Painting of the Siege of Yorktown, Musée de Versailles (painted for French King Louis XVI)

I read this from “Our America History”: “The most decisive naval battle of the American Revolution was fought under French commanders with French ships and French sailors and marines”. The American War of Independence almost bankrupt France. Rear Admiral de Grasse came with an armada of ships. His command ship was the Ville de Paris, which was a gift of the people of France to America. It was the largest war ship in the 18th century. If France had not been there during that war America might have been British for a lot longer – wasn’t it until the 1980s that Canada ended their last legal link with Britain?
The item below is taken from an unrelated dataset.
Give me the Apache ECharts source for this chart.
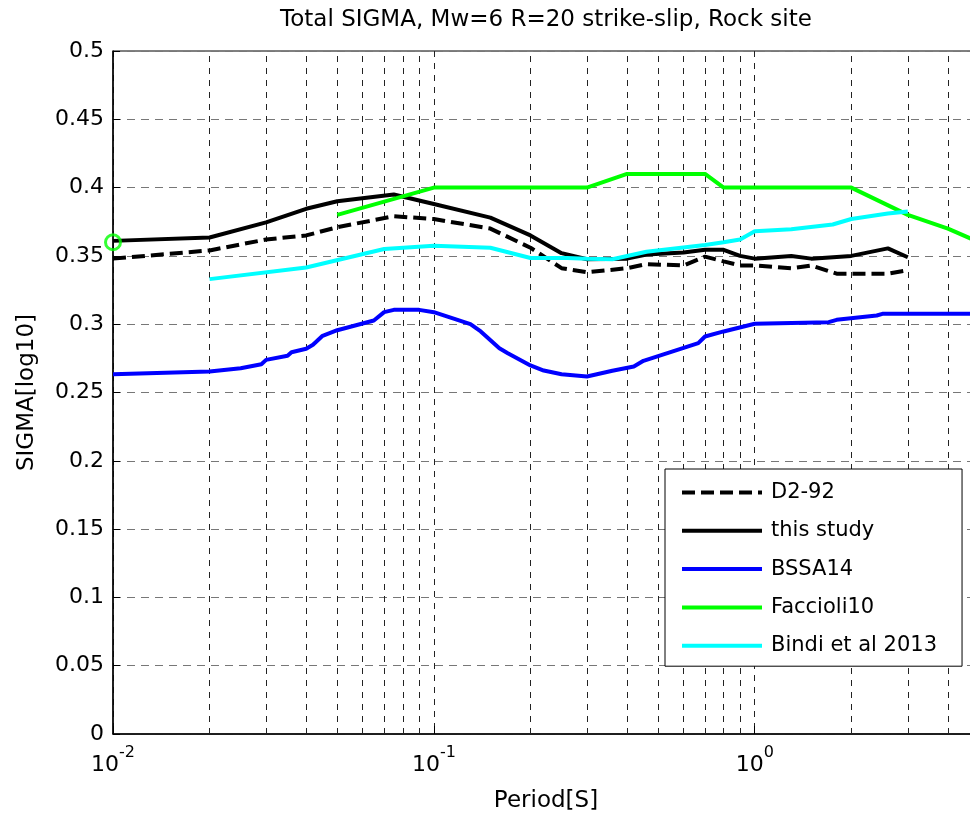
<!DOCTYPE html>
<html>
<head>
<meta charset="utf-8">
<script src="https://cdn.jsdelivr.net/npm/echarts@6/dist/echarts.min.js"></script>
<style>
  html, body { margin: 0; padding: 0; background: #fff; }
  #chart { width: 970px; height: 815px; }
</style>
</head>
<body>
<div id="chart"></div>
<script>
// Total sigma (log10 units) against spectral period (s), Mw=6, R=20 km, strike-slip, rock

const d292Periods = [0.01, 0.02, 0.03, 0.04, 0.05, 0.075, 0.1, 0.15, 0.2, 0.25, 0.3, 0.4, 0.46, 0.6, 0.7, 0.8, 0.9, 1.0, 1.3, 1.5, 1.8, 2.0, 2.6, 3.0];
const d292Sigma   = [0.348, 0.354, 0.362, 0.365, 0.371, 0.379, 0.377, 0.370, 0.356, 0.341, 0.338, 0.341, 0.344, 0.343, 0.3495, 0.346, 0.343, 0.343, 0.341, 0.343, 0.337, 0.337, 0.337, 0.3395];

const studyPeriods = [0.01, 0.02, 0.03, 0.04, 0.05, 0.075, 0.1, 0.15, 0.2, 0.25, 0.3, 0.4, 0.46, 0.6, 0.7, 0.8, 0.9, 1.0, 1.3, 1.5, 2.0, 2.6, 3.0];
const studySigma   = [0.361, 0.3635, 0.3745, 0.3845, 0.390, 0.395, 0.388, 0.378, 0.365, 0.352, 0.3475, 0.348, 0.351, 0.3525, 0.3545, 0.3545, 0.350, 0.348, 0.350, 0.348, 0.350, 0.3555, 0.349];

const bssaPeriods = [0.01, 0.02, 0.025, 0.029, 0.03, 0.035, 0.036, 0.04, 0.042, 0.045, 0.05, 0.065, 0.07, 0.075, 0.09, 0.1, 0.13, 0.14, 0.16, 0.17, 0.2, 0.22, 0.25, 0.3, 0.36, 0.42, 0.45, 0.667, 0.7, 0.8, 1.0, 1.7, 1.8, 2.4, 2.5, 3.0, 4.0, 5.0];
const bssaSigma   = [0.2634, 0.2654, 0.2678, 0.2707, 0.2739, 0.2769, 0.2795, 0.282, 0.2849, 0.2915, 0.2956, 0.3027, 0.3088, 0.3105, 0.3105, 0.3088, 0.300, 0.2947, 0.2824, 0.2788, 0.2698, 0.2661, 0.2634, 0.2617, 0.2659, 0.269, 0.2732, 0.2861, 0.291, 0.2947, 0.3003, 0.3015, 0.3032, 0.3064, 0.3076, 0.3076, 0.3076, 0.3076];

const faccioliPeriods = [0.05, 0.1, 0.3, 0.4, 0.7, 0.8, 2.0, 3.0, 4.0, 5.0];
const faccioliSigma   = [0.38, 0.40, 0.40, 0.41, 0.41, 0.40, 0.40, 0.38, 0.37, 0.36];
const faccioliPgaPeriod = 0.01;
const faccioliPgaSigma  = 0.36;

const bindiPeriods = [0.02, 0.04, 0.07, 0.1, 0.15, 0.2, 0.26, 0.3, 0.36, 0.46, 0.7, 0.8, 0.9, 1.0, 1.3, 1.75, 2.0, 2.6, 3.0];
const bindiSigma   = [0.333, 0.3415, 0.355, 0.3575, 0.356, 0.3485, 0.3485, 0.348, 0.3475, 0.353, 0.358, 0.360, 0.362, 0.368, 0.3695, 0.373, 0.377, 0.381, 0.3825];

// Intermediate grid periods on the log axis (2..9 per decade)
const minorPeriods = [0.02, 0.03, 0.04, 0.05, 0.06, 0.07, 0.08, 0.09,
                      0.2, 0.3, 0.4, 0.5, 0.6, 0.7, 0.8, 0.9,
                      2, 3, 4];

const seriesNames = ['D2-92', 'this study', 'BSSA14', 'Faccioli10', 'Bindi et al 2013'];

const FONT = 'DejaVu Sans';
const LINE_W = 4;
const zip = (xs, ys) => xs.map((x, i) => [x, ys[i]]);

function lineSeries(name, periods, sigma, color, dashed) {
  return {
    name: name,
    type: 'line',
    data: zip(periods, sigma),
    symbol: 'none',
    showSymbol: false,
    smooth: false,
    z: 3,
    lineStyle: { color: color, width: LINE_W, type: dashed ? [13, 6] : 'solid' },
    itemStyle: { color: color },
    emphasis: { disabled: true }
  };
}

const chart = echarts.init(document.getElementById('chart'), null, { renderer: 'canvas' });

chart.setOption({
  animation: false,
  backgroundColor: '#fff',
  title: {
    text: 'Total SIGMA, Mw=6 R=20 strike-slip, Rock site',
    left: 546,
    top: 9,
    padding: 0,
    textAlign: 'center',
    textVerticalAlign: 'top',
    textStyle: { fontFamily: FONT, fontSize: 23, fontWeight: 'normal', color: '#000' }
  },
  grid: {
    left: 113, top: 51, right: -9, bottom: 81,
    containLabel: false,
    outerBoundsMode: 'none',
    show: true,
    borderColor: '#000',
    borderWidth: 1,
    backgroundColor: 'transparent'
  },
  legend: {
    data: seriesNames,
    orient: 'vertical',
    left: 665,
    top: 469,
    padding: [13, 25, 10, 15],
    itemWidth: 80,
    itemHeight: 20,
    itemGap: 17.3,
    backgroundColor: '#fff',
    borderColor: '#000',
    borderWidth: 1,
    borderRadius: 0,
    selectedMode: false,
    itemStyle: { opacity: 0 },
    lineStyle: { width: LINE_W },
    textStyle: { fontFamily: FONT, fontSize: 21, color: '#000', lineHeight: 20, padding: [0, 0, 0, 4] }
  },
  xAxis: {
    type: 'log',
    logBase: 10,
    min: 0.01,
    max: 5,
    name: 'Period[S]',
    nameLocation: 'middle',
    nameGap: 56,
    nameTextStyle: { fontFamily: FONT, fontSize: 23, color: '#000' },
    axisLine: { show: true, lineStyle: { color: '#000', width: 1.5 } },
    axisTick: { show: true, inside: true, length: 8, lineStyle: { color: '#000', width: 1 } },
    splitLine: { show: true, lineStyle: { color: '#222', width: 1, type: [6, 6] } },
    axisLabel: {
      margin: 11,
      color: '#000',
      formatter: function (v) {
        const e = Math.log10(v);
        const r = Math.round(e);
        if (Math.abs(e - r) > 1e-6) return '';
        return '{b|10}{s|' + r + '}';
      },
      rich: {
        b: { fontFamily: FONT, fontSize: 22, color: '#000', lineHeight: 40 },
        s: { fontFamily: FONT, fontSize: 16, color: '#000', lineHeight: 16, verticalAlign: 'top' }
      }
    }
  },
  yAxis: {
    type: 'value',
    min: 0,
    max: 0.5,
    interval: 0.05,
    name: 'SIGMA[log10]',
    nameLocation: 'middle',
    nameGap: 74,
    nameTextStyle: { fontFamily: FONT, fontSize: 23, color: '#000' },
    axisLine: { show: true, lineStyle: { color: '#000', width: 1.5 } },
    axisTick: { show: true, inside: true, length: 7, lineStyle: { color: '#000', width: 1 } },
    splitLine: { show: true, lineStyle: { color: '#777', width: 1, type: [8, 6] } },
    axisLabel: {
      margin: 9,
      fontFamily: FONT,
      fontSize: 22,
      color: '#000',
      formatter: function (v) { return String(Math.round(v * 100) / 100); }
    }
  },
  series: [
    {
      name: 'minor-grid',
      type: 'line',
      data: [],
      silent: true,
      markLine: {
        silent: true,
        z: 1,
        symbol: ['none', 'none'],
        label: { show: false },
        emphasis: { disabled: true },
        lineStyle: { color: '#222', width: 1, type: [6, 6] },
        data: minorPeriods.map(p => ({ xAxis: p }))
      }
    },
    lineSeries('D2-92', d292Periods, d292Sigma, '#000000', true),
    lineSeries('this study', studyPeriods, studySigma, '#000000', false),
    lineSeries('BSSA14', bssaPeriods, bssaSigma, '#0000ff', false),
    lineSeries('Faccioli10', faccioliPeriods, faccioliSigma, '#00ff00', false),
    lineSeries('Bindi et al 2013', bindiPeriods, bindiSigma, '#00ffff', false),
    {
      name: 'Faccioli10 PGA',
      type: 'scatter',
      data: [[faccioliPgaPeriod, faccioliPgaSigma]],
      symbol: 'circle',
      symbolSize: 15,
      clip: false,
      z: 4,
      itemStyle: { color: 'rgba(0,0,0,0)', borderColor: '#00ff00', borderWidth: 3 },
      emphasis: { disabled: true }
    }
  ]
});
</script>
</body>
</html>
The ship La Ville de Paris, Musée Carnavalet, Paris.

I have heard people say “French people don’t like us.” I have gone to France with my English speaking husband many times and we did not speak in French yet we never encountered unpleasantness (but I did here in the US.) French people may distrust the US Government (at least the last one) but not the US people.

French jokes have become so ingrained in the American culture that no one will challenge them. After Colin Powell made a speech about the certainty of weapons of mass destruction in Iraq Fox News reported: “… Only an imbecile or perhaps a Frenchman could be insensitive to Colin Powell’s arguments.” Just think what the Irish would have said if the word Frenchman had been replaced by Irishman, or Israeli or Japanese! If the US public would denounce these openly French bashing jokes politicians like John McCain, entertainers and newspapers would have to apologize. It is easy to say “just ignore it” but the problem is that in a country were few people travel overseas this type of racism, repeated so often starts to shape their perceptions, and it is unjust and deplorable.

I had forgotten about Miquelon.org but researching for my post this week I found it again and this is why I thought to write about all this. I just would add that the people I know here in the United States do not have anti-French sentiments; it is just a vocal minority of uninformed people who believe in bad stereotypes.



Well – we arrived in St Pierre for our last night before ferrying back to Newfoundland. I was very sad to leave these French islands nestled so far away in North America. They are fragile and vulnerable in a way but genuinely French. I shall talk about beautiful Newfoundland in future posts.